Your output must be the lines below from the line containing "Write the matplotlib code for this chart." to the line containing "plt.rcParams['axes.unicode_minus'] = False", both lines included, reproduced exactly and without pictures.

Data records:
⟨

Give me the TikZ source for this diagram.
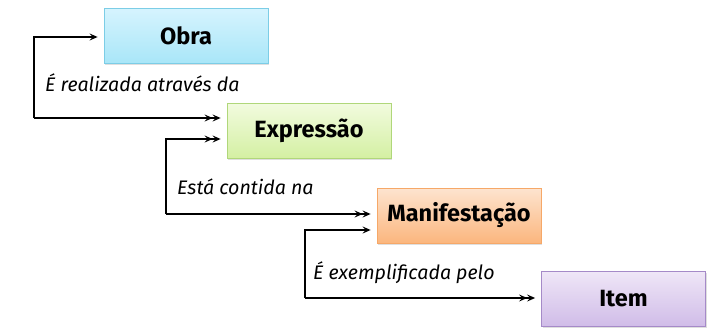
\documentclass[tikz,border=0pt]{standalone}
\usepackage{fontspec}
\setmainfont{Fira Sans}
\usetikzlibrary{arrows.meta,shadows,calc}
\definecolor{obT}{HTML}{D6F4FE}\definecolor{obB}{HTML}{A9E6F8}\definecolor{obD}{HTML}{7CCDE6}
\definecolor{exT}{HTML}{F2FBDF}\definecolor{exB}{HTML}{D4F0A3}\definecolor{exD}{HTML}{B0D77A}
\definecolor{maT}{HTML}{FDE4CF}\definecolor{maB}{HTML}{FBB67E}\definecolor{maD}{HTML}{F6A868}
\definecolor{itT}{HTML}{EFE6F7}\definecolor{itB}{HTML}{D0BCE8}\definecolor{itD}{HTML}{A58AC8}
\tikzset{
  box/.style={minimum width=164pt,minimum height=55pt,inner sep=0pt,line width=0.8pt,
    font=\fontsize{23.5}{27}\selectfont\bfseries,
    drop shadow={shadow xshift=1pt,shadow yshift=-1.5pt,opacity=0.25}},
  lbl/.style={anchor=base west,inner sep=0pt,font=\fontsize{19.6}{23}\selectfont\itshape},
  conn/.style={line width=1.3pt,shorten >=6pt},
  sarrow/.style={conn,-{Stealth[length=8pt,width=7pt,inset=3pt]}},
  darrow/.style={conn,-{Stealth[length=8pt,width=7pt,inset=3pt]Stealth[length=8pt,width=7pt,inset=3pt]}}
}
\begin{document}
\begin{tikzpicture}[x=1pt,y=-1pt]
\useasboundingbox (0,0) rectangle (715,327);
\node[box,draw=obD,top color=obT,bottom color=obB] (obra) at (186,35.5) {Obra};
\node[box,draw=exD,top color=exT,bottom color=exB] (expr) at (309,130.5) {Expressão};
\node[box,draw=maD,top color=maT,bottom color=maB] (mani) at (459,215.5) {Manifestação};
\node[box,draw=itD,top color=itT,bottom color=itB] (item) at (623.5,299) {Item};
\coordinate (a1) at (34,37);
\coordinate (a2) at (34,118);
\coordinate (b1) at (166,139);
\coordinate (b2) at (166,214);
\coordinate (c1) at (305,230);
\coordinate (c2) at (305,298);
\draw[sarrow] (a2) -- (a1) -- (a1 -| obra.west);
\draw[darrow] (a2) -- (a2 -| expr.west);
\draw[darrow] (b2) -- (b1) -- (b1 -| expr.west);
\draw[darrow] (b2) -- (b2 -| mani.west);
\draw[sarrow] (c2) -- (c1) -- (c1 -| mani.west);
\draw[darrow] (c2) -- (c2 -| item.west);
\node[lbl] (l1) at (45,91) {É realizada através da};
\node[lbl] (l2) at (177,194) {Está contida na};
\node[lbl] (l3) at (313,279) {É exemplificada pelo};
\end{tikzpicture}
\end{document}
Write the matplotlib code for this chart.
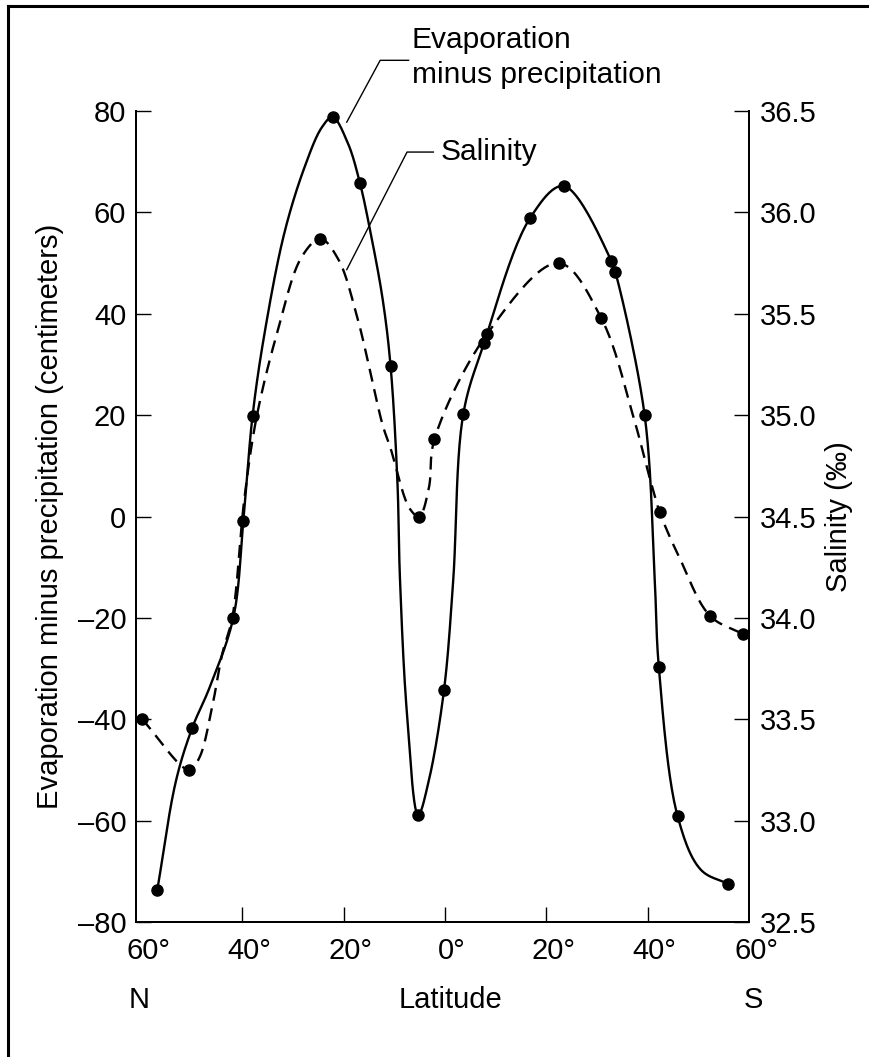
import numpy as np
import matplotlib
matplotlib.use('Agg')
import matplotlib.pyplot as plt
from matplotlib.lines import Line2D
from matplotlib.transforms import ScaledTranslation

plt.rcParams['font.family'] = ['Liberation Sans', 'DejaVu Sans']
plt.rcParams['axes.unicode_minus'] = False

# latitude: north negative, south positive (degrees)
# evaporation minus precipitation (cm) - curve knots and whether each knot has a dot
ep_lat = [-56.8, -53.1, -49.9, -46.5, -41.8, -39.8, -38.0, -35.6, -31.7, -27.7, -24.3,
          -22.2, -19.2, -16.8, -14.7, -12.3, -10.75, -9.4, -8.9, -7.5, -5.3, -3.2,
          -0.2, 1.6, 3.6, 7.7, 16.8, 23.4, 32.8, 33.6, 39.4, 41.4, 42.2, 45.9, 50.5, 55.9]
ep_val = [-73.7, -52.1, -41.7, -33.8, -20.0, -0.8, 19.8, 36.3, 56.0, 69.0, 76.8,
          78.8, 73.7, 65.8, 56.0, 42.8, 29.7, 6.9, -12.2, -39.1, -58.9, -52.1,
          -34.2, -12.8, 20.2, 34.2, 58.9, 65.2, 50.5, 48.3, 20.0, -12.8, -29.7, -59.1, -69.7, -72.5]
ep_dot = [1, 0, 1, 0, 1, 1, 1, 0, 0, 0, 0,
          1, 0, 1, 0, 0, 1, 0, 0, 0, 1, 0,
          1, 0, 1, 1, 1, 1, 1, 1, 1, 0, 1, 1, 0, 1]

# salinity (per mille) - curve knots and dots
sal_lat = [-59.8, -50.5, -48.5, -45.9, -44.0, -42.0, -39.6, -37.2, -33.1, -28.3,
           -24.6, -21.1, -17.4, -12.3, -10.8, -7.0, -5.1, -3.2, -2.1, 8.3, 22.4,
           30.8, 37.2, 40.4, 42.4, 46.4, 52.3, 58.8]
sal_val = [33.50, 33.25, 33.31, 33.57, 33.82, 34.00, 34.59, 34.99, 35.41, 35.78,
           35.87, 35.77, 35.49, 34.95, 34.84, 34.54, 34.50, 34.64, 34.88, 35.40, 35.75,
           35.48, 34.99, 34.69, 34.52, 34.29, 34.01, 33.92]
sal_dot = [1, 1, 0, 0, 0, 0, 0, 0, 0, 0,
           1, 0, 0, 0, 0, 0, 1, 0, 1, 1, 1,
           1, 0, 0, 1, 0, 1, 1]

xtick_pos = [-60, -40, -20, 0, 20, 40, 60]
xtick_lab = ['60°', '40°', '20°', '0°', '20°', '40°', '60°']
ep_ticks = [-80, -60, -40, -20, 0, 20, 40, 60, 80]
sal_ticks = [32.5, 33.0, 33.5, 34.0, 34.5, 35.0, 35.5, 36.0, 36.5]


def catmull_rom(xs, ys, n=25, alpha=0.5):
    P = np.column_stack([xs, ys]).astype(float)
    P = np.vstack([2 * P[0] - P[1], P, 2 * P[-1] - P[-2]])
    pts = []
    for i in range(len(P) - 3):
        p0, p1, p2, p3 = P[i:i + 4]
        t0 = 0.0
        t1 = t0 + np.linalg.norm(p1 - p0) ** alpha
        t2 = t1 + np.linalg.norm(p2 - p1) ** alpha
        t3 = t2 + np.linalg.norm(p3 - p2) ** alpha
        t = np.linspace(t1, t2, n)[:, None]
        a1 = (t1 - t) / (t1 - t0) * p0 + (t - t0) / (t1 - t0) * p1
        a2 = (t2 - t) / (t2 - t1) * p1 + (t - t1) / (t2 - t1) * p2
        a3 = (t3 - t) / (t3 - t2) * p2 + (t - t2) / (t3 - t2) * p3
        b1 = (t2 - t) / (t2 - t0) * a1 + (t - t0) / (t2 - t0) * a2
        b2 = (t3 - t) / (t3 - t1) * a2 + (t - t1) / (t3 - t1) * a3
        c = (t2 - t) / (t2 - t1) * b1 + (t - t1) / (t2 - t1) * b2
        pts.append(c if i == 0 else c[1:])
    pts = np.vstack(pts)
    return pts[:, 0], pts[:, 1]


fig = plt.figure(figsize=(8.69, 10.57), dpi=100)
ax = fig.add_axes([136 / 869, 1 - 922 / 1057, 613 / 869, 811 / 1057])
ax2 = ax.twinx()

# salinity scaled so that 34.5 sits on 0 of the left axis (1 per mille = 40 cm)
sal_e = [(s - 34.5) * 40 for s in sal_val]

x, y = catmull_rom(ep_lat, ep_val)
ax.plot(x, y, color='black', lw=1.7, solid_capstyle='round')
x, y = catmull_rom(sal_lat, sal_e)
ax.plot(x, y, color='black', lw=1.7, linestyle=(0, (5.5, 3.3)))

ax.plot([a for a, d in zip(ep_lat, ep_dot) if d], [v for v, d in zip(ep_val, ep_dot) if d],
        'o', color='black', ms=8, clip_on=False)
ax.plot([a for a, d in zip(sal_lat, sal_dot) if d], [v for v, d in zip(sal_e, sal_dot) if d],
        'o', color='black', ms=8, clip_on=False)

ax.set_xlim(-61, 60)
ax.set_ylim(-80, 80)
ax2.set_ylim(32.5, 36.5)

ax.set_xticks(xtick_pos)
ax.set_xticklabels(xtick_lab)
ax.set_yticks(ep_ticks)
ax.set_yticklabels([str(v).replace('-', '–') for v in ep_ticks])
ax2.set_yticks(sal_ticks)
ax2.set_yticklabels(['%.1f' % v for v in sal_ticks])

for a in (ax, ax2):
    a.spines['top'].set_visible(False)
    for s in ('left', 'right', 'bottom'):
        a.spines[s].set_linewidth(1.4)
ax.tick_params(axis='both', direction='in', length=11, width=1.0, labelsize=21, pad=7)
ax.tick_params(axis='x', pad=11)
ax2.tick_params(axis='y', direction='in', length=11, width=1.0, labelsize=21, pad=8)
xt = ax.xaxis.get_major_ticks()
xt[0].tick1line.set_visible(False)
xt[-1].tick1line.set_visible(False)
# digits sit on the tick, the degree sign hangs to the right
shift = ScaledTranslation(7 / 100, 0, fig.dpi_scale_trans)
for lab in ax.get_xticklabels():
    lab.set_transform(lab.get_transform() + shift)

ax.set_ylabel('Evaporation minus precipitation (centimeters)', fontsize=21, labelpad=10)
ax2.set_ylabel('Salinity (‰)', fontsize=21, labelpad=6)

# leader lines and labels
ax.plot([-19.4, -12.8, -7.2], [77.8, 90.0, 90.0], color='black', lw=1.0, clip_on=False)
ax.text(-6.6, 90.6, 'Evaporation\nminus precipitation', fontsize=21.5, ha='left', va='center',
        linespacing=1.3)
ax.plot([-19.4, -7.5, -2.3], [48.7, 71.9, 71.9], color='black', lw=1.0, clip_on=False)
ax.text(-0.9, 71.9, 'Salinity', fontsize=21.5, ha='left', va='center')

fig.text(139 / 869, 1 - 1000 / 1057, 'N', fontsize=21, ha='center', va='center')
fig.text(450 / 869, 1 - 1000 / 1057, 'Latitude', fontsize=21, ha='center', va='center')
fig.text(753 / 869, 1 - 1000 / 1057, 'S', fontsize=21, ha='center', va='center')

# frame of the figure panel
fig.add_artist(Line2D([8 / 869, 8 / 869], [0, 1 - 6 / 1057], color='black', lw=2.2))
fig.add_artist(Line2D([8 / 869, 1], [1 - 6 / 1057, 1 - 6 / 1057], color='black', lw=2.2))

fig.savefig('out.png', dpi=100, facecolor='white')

⟩

Expected answer:
Write the matplotlib code for this chart.
import numpy as np
import matplotlib
matplotlib.use('Agg')
import matplotlib.pyplot as plt
from matplotlib.lines import Line2D
from matplotlib.transforms import ScaledTranslation

plt.rcParams['font.family'] = ['Liberation Sans', 'DejaVu Sans']
plt.rcParams['axes.unicode_minus'] = False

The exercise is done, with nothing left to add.